There’s no music. No Burlesque dancer as warm-up. No sponsorship messages from the Vast Right Wing Conspiracy. Palino’s announcement itself is short and unenergised. He’s done in a couple of minutes. He’s going to cut rates by 10 per cent and give Auckland the leadership it so lacks. The 10 per cent thing will get the immediate 2pm website headlines.
But Palino knows, the journalists know and probably the crowd, too, that what people want to know from this man is what he had to do with the outing of Mayor Len Brown’s affair with council adviser Bevan Chuang three years ago.
He fronts the media pack, waits for one camera to be adjusted and Wright, in the way of television journalists, takes the lead.
“You talk about restoring trust in the council,” says Wright. “Do you need to restore trust with the people of Auckland given the shambles that your campaign ended in last time?”
Palino: “Well look Rebecca, I wasn’t the one who was found with his pants down in the Ngati Whatua room. Next question, please.”
And so it begins. Journalists want to know why Palino is using the dark presence of political operative Simon Lusk as his campaign chief; why Cameron Slater of Whaleoil set up an interview for him in the Sunday Star-Times, who approached whom to work on this gig, where is Luigi Wewege, the campaign worker who courted Bevan Chuang as go-between, and lots more about dirty, dirty politics.
At first Palino is forced smiles and hands-up exasperation but within minutes his smile is upside down and a sudden bellicosity appears. “I don’t need to lower myself to the dogfight you people want.”
Stabbing the air and waving his arms he challenges journalists: “You wanna talk about dirty politics, I’ll tell you about dirty politics”, before offering the view that Len Brown’s team told the media back then that Palino’s people had been involved.
His one-on-one discussion with Chuang before the big scandal broke was actually a chance meeting in which they discussed “opening a Chinese restaurant”. (Chuang later tweeted simply: “The Story keeps changing”). Orsman asks drily: “Why would you have that talk in a car at Mission Bay at 10 o’clock at night?”
The continuing questions on Lusk and Whaleoil – on who is calling the tune in this campaign – provoke a “Whaleoil is not working for me. Why do you keep saying that?” He organised an interview. Would Palino object if he organised more interviews? No answer.

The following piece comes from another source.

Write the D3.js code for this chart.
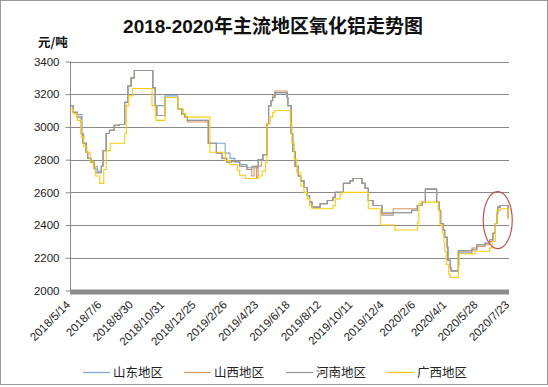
<!DOCTYPE html>
<html><head><meta charset="utf-8">
<script src="https://cdn.jsdelivr.net/npm/d3@7/dist/d3.min.js"></script>
<style>
html,body{margin:0;padding:0;background:#fff;}
svg{display:block;}
</style></head>
<body><svg id="c" width="548" height="387"></svg>
<script>
// ---- data (index = trading-day position, value = 元/吨; each value holds until the next change)
const tickLabels = ["2018/5/14","2018/7/6","2018/8/30","2018/10/31","2018/12/25","2019/2/26","2019/4/23","2019/6/18","2019/8/12","2019/10/11","2019/12/4","2020/2/6","2020/4/1","2020/5/28","2020/7/23"];
const tickStep = 39;
const yTicks = [2000,2200,2400,2600,2800,3000,3200,3400];
const seriesNames = ["山东地区","山西地区","河南地区","广西地区"];

const henan = [[0,3130],[4,3090],[9,3060],[14,2960],[16,2900],[20,2845],[22,2808],[26,2785],[30,2745],[32,2720],[39,2760],[41,2855],[45,2960],[49,2980],[55,3010],[61,3015],[68,3150],[72,3250],[76,3300],[80,3345],[103,3240],[106,3130],[108,3070],[118,3180],[134,3110],[139,3080],[143,3060],[146,3040],[172,2900],[182,2840],[189,2808],[195,2785],[201,2790],[211,2760],[220,2740],[226,2760],[234,2800],[240,2830],[245,3020],[247,3130],[250,3160],[252,3180],[255,3210],[270,3180],[271,3130],[275,2960],[277,2850],[280,2760],[284,2700],[287,2670],[291,2630],[295,2580],[298,2540],[301,2510],[311,2530],[320,2550],[327,2570],[330,2600],[340,2655],[348,2670],[352,2685],[363,2655],[367,2625],[371,2550],[377,2520],[388,2460],[402,2475],[425,2490],[432,2520],[438,2540],[442,2620],[456,2540],[459,2490],[461,2410],[464,2370],[466,2325],[469,2265],[470,2185],[473,2140],[474,2120],[483,2245],[500,2260],[506,2280],[516,2290],[522,2310],[526,2350],[529,2410],[531,2470],[532,2510],[535,2520],[545,2445],[546,2445]];

const shanxi = [[0,3130],[4,3090],[9,3060],[14,2960],[16,2900],[20,2845],[22,2808],[26,2785],[30,2745],[32,2720],[39,2760],[41,2855],[45,2960],[49,2980],[55,3010],[61,3015],[68,3150],[72,3250],[76,3300],[80,3345],[103,3240],[106,3130],[108,3070],[118,3180],[134,3110],[139,3080],[143,3060],[146,3030],[172,2900],[182,2840],[189,2808],[195,2785],[201,2790],[211,2760],[220,2740],[226,2700],[229,2760],[232,2690],[234,2760],[238,2800],[240,2830],[245,3020],[247,3130],[250,3160],[252,3190],[255,3220],[270,3180],[271,3130],[275,2960],[277,2850],[280,2760],[284,2700],[287,2670],[291,2630],[295,2580],[298,2540],[301,2510],[311,2530],[320,2550],[327,2570],[330,2600],[340,2655],[348,2670],[352,2685],[363,2655],[367,2625],[371,2550],[377,2520],[388,2470],[402,2500],[425,2500],[432,2520],[438,2540],[442,2620],[456,2540],[459,2490],[461,2410],[464,2370],[466,2325],[469,2265],[470,2185],[473,2140],[474,2120],[483,2240],[500,2250],[506,2270],[516,2280],[522,2300],[526,2350],[529,2410],[531,2470],[532,2510],[535,2520],[545,2445],[546,2445]];

const shandong = [[0,3130],[4,3090],[9,3075],[15,2960],[17,2900],[20,2845],[22,2808],[26,2785],[30,2760],[34,2730],[39,2760],[41,2855],[45,2960],[49,2980],[55,3010],[61,3015],[68,3150],[72,3250],[76,3300],[80,3345],[103,3240],[106,3130],[118,3190],[134,3110],[139,3080],[143,3060],[146,3040],[172,2900],[193,2840],[199,2808],[205,2785],[211,2770],[220,2750],[234,2800],[240,2830],[245,3020],[247,3130],[250,3160],[252,3180],[255,3210],[270,3180],[271,3130],[275,2960],[277,2850],[280,2760],[284,2700],[287,2670],[291,2630],[295,2580],[298,2540],[301,2510],[311,2530],[320,2550],[327,2570],[330,2600],[340,2655],[348,2670],[352,2685],[363,2655],[367,2625],[371,2550],[377,2520],[388,2475],[402,2475],[425,2490],[432,2520],[438,2540],[442,2620],[456,2540],[459,2490],[461,2410],[464,2370],[466,2325],[469,2265],[470,2185],[473,2140],[474,2120],[483,2230],[500,2250],[506,2280],[516,2290],[522,2310],[526,2350],[529,2410],[531,2470],[532,2510],[535,2520],[545,2445],[546,2445]];

const guangxi = [[0,3110],[4,3080],[9,3040],[14,2940],[17,2880],[21,2845],[25,2790],[29,2760],[32,2700],[37,2655],[42,2740],[45,2855],[50,2900],[68,2960],[70,3130],[73,3190],[78,3235],[102,3130],[106,3060],[107,3040],[118,3180],[134,3110],[141,3080],[144,3060],[174,2845],[193,2795],[199,2770],[208,2735],[211,2705],[218,2685],[234,2700],[239,2730],[243,2780],[245,3020],[249,3060],[252,3090],[255,3100],[271,3100],[274,3020],[276,2900],[279,2800],[282,2720],[287,2640],[291,2600],[295,2560],[298,2520],[301,2500],[327,2520],[330,2560],[336,2590],[338,2600],[371,2500],[386,2400],[404,2370],[432,2415],[434,2530],[437,2540],[458,2490],[460,2400],[463,2350],[465,2300],[466,2240],[468,2160],[471,2100],[473,2080],[483,2150],[484,2225],[504,2240],[522,2260],[525,2300],[529,2410],[531,2490],[535,2500],[545,2440],[546,2440]];

const seriesData = [shandong, shanxi, henan, guangxi];
const colors = ["#7aa6da","#d39660","#979797","#f9cb10"];

// ---- drawing
const svg = d3.select("#c");
const W = 548, H = 387;
const plot = {left:70, right:509, top:61.5, bottom:290.5};

svg.append("rect").attr("x",0.5).attr("y",0.5).attr("width",W-1).attr("height",384)
  .attr("fill","#fff").attr("stroke","#9a9a9a").attr("stroke-width",1);

const x = d3.scaleLinear().domain([0, tickStep*(tickLabels.length-1)]).range([plot.left, plot.right]);
const y = d3.scaleLinear().domain([2000,3400]).range([plot.bottom, plot.top]);

// gridlines
svg.append("g").selectAll("line").data(yTicks.filter(v=>v>2000)).join("line")
  .attr("x1",plot.left).attr("x2",plot.right)
  .attr("y1",d=>Math.round(y(d))+0.5).attr("y2",d=>Math.round(y(d))+0.5)
  .attr("stroke","#8a8a8a").attr("stroke-width",1);

// y axis
const yAxis = d3.axisLeft(y).tickValues(yTicks).tickSize(5).tickPadding(6).tickFormat(d3.format("d"));
const gy = svg.append("g").attr("transform",`translate(${plot.left+0.5},0)`).call(yAxis);
gy.select(".domain").attr("stroke","#8a8a8a").attr("d",`M0,${plot.top}V${plot.bottom}`);
gy.selectAll(".tick line").attr("stroke","#8a8a8a");
gy.selectAll(".tick text").attr("font-family","Liberation Sans, Arial, sans-serif").attr("font-size","11.5px").attr("fill","#222");

// series lines
const line = d3.line().x(d=>x(d[0])).y(d=>y(d[1])).curve(d3.curveStepAfter);
svg.append("g").selectAll("path").data(seriesData).join("path")
  .attr("d",line).attr("fill","none")
  .attr("stroke",(d,i)=>colors[i]).attr("stroke-width",1.1);

// thick x axis bar
svg.append("rect").attr("x",plot.left).attr("y",plot.bottom-1).attr("width",plot.right-plot.left).attr("height",5)
  .attr("fill","#8c8c8c");

// x labels
const xTickIdx = tickLabels.map((t,i)=>i*tickStep);
svg.append("g").selectAll("text").data(tickLabels).join("text")
  .attr("transform",(d,i)=>`translate(${x(xTickIdx[i])+1},${plot.bottom+15}) rotate(-45)`)
  .attr("text-anchor","end")
  .attr("font-family","Liberation Sans, Arial, sans-serif").attr("font-size","11.5px").attr("fill","#222")
  .text(d=>d);

// title and unit
svg.append("text").attr("x",273).attr("y",33).attr("text-anchor","middle")
  .attr("font-family","Liberation Sans, Noto Sans CJK SC, sans-serif").attr("font-weight","bold").attr("font-size","19px").attr("fill","#111")
  .text("2018-2020年主流地区氧化铝走势图");
svg.append("text").attr("x",38).attr("y",47)
  .attr("font-family","Noto Sans CJK SC, sans-serif").attr("font-weight","bold").attr("font-size","12.5px").attr("fill","#111")
  .text("元/吨");

// annotation ellipse
svg.append("ellipse").attr("cx",x(532)).attr("cy",y(2430)).attr("rx",14.5).attr("ry",28.5)
  .attr("fill","none").attr("stroke","#c0504d").attr("stroke-width",1.2);

// legend
const legX = [83,184,286,387];
const lg = svg.append("g").selectAll("g").data(seriesNames).join("g")
  .attr("transform",(d,i)=>`translate(${legX[i]},372)`);
lg.append("line").attr("x1",0).attr("x2",27).attr("y1",0.5).attr("y2",0.5)
  .attr("stroke",(d,i)=>colors[i]).attr("stroke-width",1.2);
lg.append("text").attr("x",30).attr("y",5).attr("font-family","Noto Sans CJK SC, sans-serif").attr("font-size","12.5px").attr("fill","#222")
  .text(d=>d);
</script></body></html>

Harman asks if the Palino campaign might go after Michelle Boag, National identity and backer of centre-right mayoral rival Victoria Crone. Of course not. “We will not be running a smear campaign.”
After minutes of this, Palino gets shouty. His voice cracks and he points out at the crowd. “I care about these people,” he says, and proceeds to list the problems of those hurting in the south and other parts of Auckland. “I don’t play dirty,” he adds, looking towards Wright and asking, “What ya looking at me like that for, Rebecca?”

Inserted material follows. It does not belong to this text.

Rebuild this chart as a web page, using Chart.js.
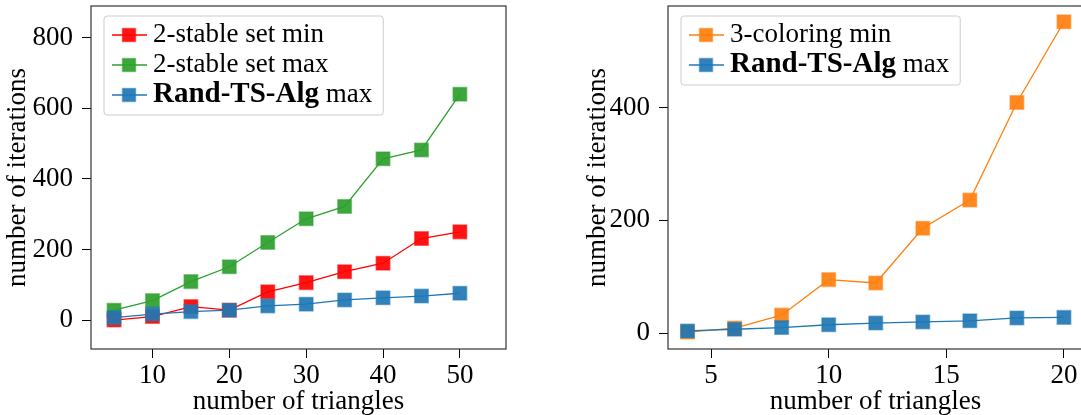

By this time some of the crowd have moved over behind the media pack, gasping at the impertinence and mumbling about not buying any media again. They erupt in applause when the candidate regathers himself and grabs on to his anti-corruption plank.
“There is an awful lot of corruption in this town. If you want somebody to get rid of it…” More applause. He recalls an outrageously expensive public toilet, $15,000 for a plumbing job or something, as an example of the city being bled dry. Fisher, of the Herald, asks if he can reveal the name of the corrupt plumber. Jeers. But Fisher persists. The plumber who committed this act, does Palino have his name. “You’re the reporter, you find out,” one man heckles. “Wood from the neck-up,” chimes in another.
Orsman asks how he rates his chances. Harman wants to know if he’s talked to the National Party, warned the Crone camp he’s entering the fray. The ever calm Todd Niall asks hard questions about the aftermath of 2013 in that low-key and measured way that for a time de-powers the palpable Palino tension. Hosking (the greater) grins enigmatically.
It’s hard not to suspect Palino planned to hit out, to look tough and to play the anti-media line. He probably didn’t expect to have to do it for the entire presser or to open his campaign talking about Len Brown’s bare arse.
Towards the end, he implores the media to stop looking in the rear vision mirror. “We need to be looking in the front-vision mirror.”
The presser concludes and Palino retreats to the rear of the cafe briefly before joining Maori TV for a one-on-one interview. Other media sidle off, one TV cameraman gazing warily beyond the foliage of the garden centre, just in case a posse of angry Palino fans is lying in wait.